====== Stored data ======

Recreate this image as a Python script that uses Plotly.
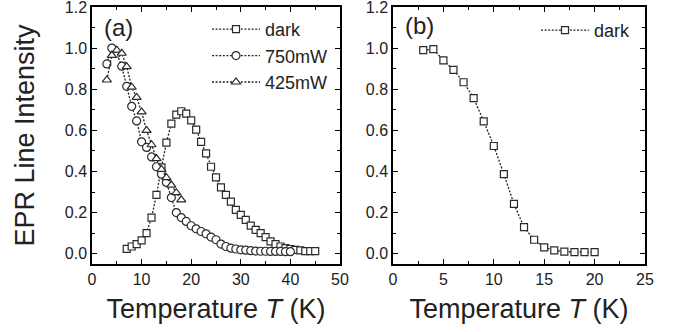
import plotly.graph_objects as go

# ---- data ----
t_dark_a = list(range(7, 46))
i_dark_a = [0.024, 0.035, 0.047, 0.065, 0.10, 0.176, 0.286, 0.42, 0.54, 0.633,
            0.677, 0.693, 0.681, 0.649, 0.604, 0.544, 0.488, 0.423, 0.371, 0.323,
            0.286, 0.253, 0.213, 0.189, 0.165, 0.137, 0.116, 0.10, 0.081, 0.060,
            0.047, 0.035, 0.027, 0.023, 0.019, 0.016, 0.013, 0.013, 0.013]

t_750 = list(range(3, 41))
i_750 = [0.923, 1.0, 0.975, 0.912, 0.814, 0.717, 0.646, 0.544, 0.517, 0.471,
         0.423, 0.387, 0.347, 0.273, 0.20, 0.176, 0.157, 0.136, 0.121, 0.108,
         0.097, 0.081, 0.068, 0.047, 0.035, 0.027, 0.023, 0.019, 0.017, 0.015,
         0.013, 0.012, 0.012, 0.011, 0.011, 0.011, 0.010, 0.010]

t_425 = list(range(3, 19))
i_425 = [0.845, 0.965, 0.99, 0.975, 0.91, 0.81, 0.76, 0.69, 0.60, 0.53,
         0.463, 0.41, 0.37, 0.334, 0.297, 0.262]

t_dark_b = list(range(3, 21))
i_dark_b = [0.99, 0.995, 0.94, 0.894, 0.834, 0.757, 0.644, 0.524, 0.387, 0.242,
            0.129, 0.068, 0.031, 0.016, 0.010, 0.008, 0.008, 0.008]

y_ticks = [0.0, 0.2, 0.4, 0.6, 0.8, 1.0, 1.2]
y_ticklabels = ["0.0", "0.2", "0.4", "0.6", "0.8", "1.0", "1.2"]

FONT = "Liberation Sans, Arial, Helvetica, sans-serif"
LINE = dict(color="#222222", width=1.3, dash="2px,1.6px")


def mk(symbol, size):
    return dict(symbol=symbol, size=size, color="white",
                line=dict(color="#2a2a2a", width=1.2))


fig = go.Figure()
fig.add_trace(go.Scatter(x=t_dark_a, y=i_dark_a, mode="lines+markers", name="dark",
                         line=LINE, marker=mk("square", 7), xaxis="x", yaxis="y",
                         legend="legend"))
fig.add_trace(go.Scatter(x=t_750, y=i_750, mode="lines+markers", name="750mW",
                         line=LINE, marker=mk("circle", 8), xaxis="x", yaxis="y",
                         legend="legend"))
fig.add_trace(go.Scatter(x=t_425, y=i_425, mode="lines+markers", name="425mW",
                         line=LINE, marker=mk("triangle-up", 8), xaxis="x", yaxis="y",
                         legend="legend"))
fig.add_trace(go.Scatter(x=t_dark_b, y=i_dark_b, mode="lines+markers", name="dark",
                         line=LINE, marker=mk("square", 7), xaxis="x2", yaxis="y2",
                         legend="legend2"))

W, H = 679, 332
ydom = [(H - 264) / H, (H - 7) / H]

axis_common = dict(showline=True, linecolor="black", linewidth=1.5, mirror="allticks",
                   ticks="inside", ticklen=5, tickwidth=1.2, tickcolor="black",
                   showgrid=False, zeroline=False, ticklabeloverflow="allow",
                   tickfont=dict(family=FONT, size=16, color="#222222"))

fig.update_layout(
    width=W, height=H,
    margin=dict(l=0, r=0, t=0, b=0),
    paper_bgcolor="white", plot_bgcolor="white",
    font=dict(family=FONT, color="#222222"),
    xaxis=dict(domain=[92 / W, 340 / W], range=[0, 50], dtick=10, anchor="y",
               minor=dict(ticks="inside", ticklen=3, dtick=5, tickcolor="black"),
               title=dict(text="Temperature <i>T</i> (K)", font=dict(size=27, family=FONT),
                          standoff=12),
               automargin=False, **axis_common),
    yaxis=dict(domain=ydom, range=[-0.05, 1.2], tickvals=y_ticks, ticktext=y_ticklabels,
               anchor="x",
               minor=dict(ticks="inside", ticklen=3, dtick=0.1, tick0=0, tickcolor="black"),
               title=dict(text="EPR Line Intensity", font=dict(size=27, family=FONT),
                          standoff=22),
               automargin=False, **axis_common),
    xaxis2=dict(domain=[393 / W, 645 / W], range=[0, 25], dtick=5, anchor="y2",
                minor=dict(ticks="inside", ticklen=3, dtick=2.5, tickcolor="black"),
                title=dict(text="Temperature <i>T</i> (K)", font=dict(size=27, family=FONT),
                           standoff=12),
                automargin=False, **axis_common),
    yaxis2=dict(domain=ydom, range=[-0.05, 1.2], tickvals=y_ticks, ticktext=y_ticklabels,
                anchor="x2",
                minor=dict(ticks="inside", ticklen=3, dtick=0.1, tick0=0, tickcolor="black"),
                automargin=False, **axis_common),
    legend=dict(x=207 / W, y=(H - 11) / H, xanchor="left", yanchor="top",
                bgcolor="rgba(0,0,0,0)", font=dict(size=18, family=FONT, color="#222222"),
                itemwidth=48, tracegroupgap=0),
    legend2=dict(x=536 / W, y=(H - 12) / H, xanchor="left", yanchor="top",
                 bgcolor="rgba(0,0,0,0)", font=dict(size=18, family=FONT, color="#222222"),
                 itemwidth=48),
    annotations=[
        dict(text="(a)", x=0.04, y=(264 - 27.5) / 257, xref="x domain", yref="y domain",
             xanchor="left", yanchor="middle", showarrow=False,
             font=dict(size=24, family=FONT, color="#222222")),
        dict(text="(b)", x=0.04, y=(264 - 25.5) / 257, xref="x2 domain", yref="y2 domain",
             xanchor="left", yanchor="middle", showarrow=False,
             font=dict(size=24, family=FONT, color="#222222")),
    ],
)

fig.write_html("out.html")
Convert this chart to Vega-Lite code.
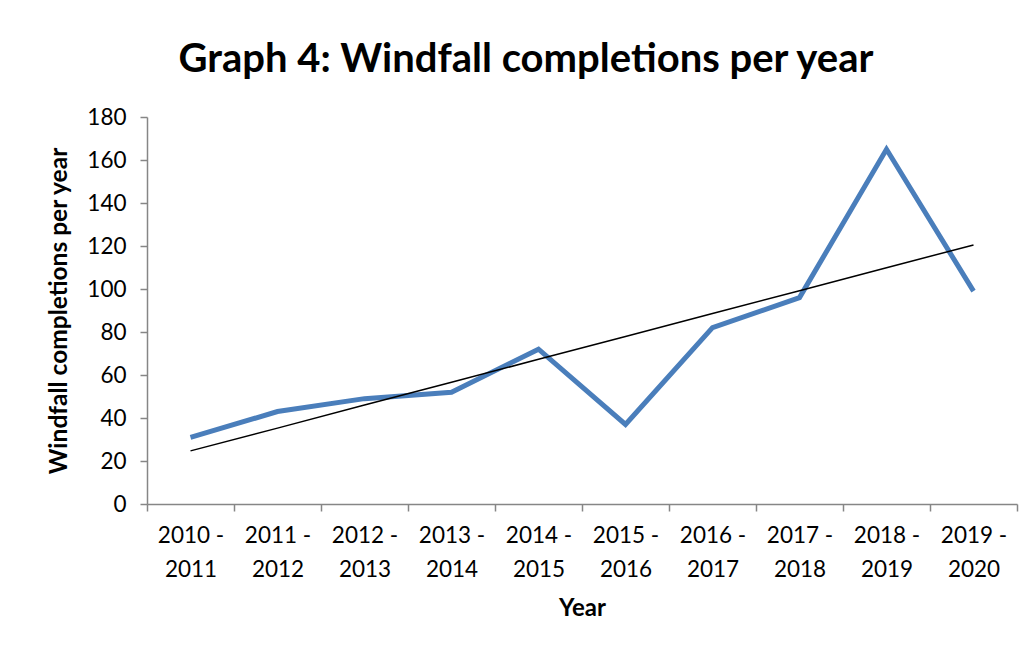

======

» Set exercise
From the material above, reproduce everything verbatim except the pictures.

» The completed task
Recreate this image as a Python script that uses Plotly.
import plotly.graph_objects as go

# ---- data ----
t_dark_a = list(range(7, 46))
i_dark_a = [0.024, 0.035, 0.047, 0.065, 0.10, 0.176, 0.286, 0.42, 0.54, 0.633,
            0.677, 0.693, 0.681, 0.649, 0.604, 0.544, 0.488, 0.423, 0.371, 0.323,
            0.286, 0.253, 0.213, 0.189, 0.165, 0.137, 0.116, 0.10, 0.081, 0.060,
            0.047, 0.035, 0.027, 0.023, 0.019, 0.016, 0.013, 0.013, 0.013]

t_750 = list(range(3, 41))
i_750 = [0.923, 1.0, 0.975, 0.912, 0.814, 0.717, 0.646, 0.544, 0.517, 0.471,
         0.423, 0.387, 0.347, 0.273, 0.20, 0.176, 0.157, 0.136, 0.121, 0.108,
         0.097, 0.081, 0.068, 0.047, 0.035, 0.027, 0.023, 0.019, 0.017, 0.015,
         0.013, 0.012, 0.012, 0.011, 0.011, 0.011, 0.010, 0.010]

t_425 = list(range(3, 19))
i_425 = [0.845, 0.965, 0.99, 0.975, 0.91, 0.81, 0.76, 0.69, 0.60, 0.53,
         0.463, 0.41, 0.37, 0.334, 0.297, 0.262]

t_dark_b = list(range(3, 21))
i_dark_b = [0.99, 0.995, 0.94, 0.894, 0.834, 0.757, 0.644, 0.524, 0.387, 0.242,
            0.129, 0.068, 0.031, 0.016, 0.010, 0.008, 0.008, 0.008]

y_ticks = [0.0, 0.2, 0.4, 0.6, 0.8, 1.0, 1.2]
y_ticklabels = ["0.0", "0.2", "0.4", "0.6", "0.8", "1.0", "1.2"]

FONT = "Liberation Sans, Arial, Helvetica, sans-serif"
LINE = dict(color="#222222", width=1.3, dash="2px,1.6px")


def mk(symbol, size):
    return dict(symbol=symbol, size=size, color="white",
                line=dict(color="#2a2a2a", width=1.2))


fig = go.Figure()
fig.add_trace(go.Scatter(x=t_dark_a, y=i_dark_a, mode="lines+markers", name="dark",
                         line=LINE, marker=mk("square", 7), xaxis="x", yaxis="y",
                         legend="legend"))
fig.add_trace(go.Scatter(x=t_750, y=i_750, mode="lines+markers", name="750mW",
                         line=LINE, marker=mk("circle", 8), xaxis="x", yaxis="y",
                         legend="legend"))
fig.add_trace(go.Scatter(x=t_425, y=i_425, mode="lines+markers", name="425mW",
                         line=LINE, marker=mk("triangle-up", 8), xaxis="x", yaxis="y",
                         legend="legend"))
fig.add_trace(go.Scatter(x=t_dark_b, y=i_dark_b, mode="lines+markers", name="dark",
                         line=LINE, marker=mk("square", 7), xaxis="x2", yaxis="y2",
                         legend="legend2"))

W, H = 679, 332
ydom = [(H - 264) / H, (H - 7) / H]

axis_common = dict(showline=True, linecolor="black", linewidth=1.5, mirror="allticks",
                   ticks="inside", ticklen=5, tickwidth=1.2, tickcolor="black",
                   showgrid=False, zeroline=False, ticklabeloverflow="allow",
                   tickfont=dict(family=FONT, size=16, color="#222222"))

fig.update_layout(
    width=W, height=H,
    margin=dict(l=0, r=0, t=0, b=0),
    paper_bgcolor="white", plot_bgcolor="white",
    font=dict(family=FONT, color="#222222"),
    xaxis=dict(domain=[92 / W, 340 / W], range=[0, 50], dtick=10, anchor="y",
               minor=dict(ticks="inside", ticklen=3, dtick=5, tickcolor="black"),
               title=dict(text="Temperature <i>T</i> (K)", font=dict(size=27, family=FONT),
                          standoff=12),
               automargin=False, **axis_common),
    yaxis=dict(domain=ydom, range=[-0.05, 1.2], tickvals=y_ticks, ticktext=y_ticklabels,
               anchor="x",
               minor=dict(ticks="inside", ticklen=3, dtick=0.1, tick0=0, tickcolor="black"),
               title=dict(text="EPR Line Intensity", font=dict(size=27, family=FONT),
                          standoff=22),
               automargin=False, **axis_common),
    xaxis2=dict(domain=[393 / W, 645 / W], range=[0, 25], dtick=5, anchor="y2",
                minor=dict(ticks="inside", ticklen=3, dtick=2.5, tickcolor="black"),
                title=dict(text="Temperature <i>T</i> (K)", font=dict(size=27, family=FONT),
                           standoff=12),
                automargin=False, **axis_common),
    yaxis2=dict(domain=ydom, range=[-0.05, 1.2], tickvals=y_ticks, ticktext=y_ticklabels,
                anchor="x2",
                minor=dict(ticks="inside", ticklen=3, dtick=0.1, tick0=0, tickcolor="black"),
                automargin=False, **axis_common),
    legend=dict(x=207 / W, y=(H - 11) / H, xanchor="left", yanchor="top",
                bgcolor="rgba(0,0,0,0)", font=dict(size=18, family=FONT, color="#222222"),
                itemwidth=48, tracegroupgap=0),
    legend2=dict(x=536 / W, y=(H - 12) / H, xanchor="left", yanchor="top",
                 bgcolor="rgba(0,0,0,0)", font=dict(size=18, family=FONT, color="#222222"),
                 itemwidth=48),
    annotations=[
        dict(text="(a)", x=0.04, y=(264 - 27.5) / 257, xref="x domain", yref="y domain",
             xanchor="left", yanchor="middle", showarrow=False,
             font=dict(size=24, family=FONT, color="#222222")),
        dict(text="(b)", x=0.04, y=(264 - 25.5) / 257, xref="x2 domain", yref="y2 domain",
             xanchor="left", yanchor="middle", showarrow=False,
             font=dict(size=24, family=FONT, color="#222222")),
    ],
)

fig.write_html("out.html")
Convert this chart to Vega-Lite code.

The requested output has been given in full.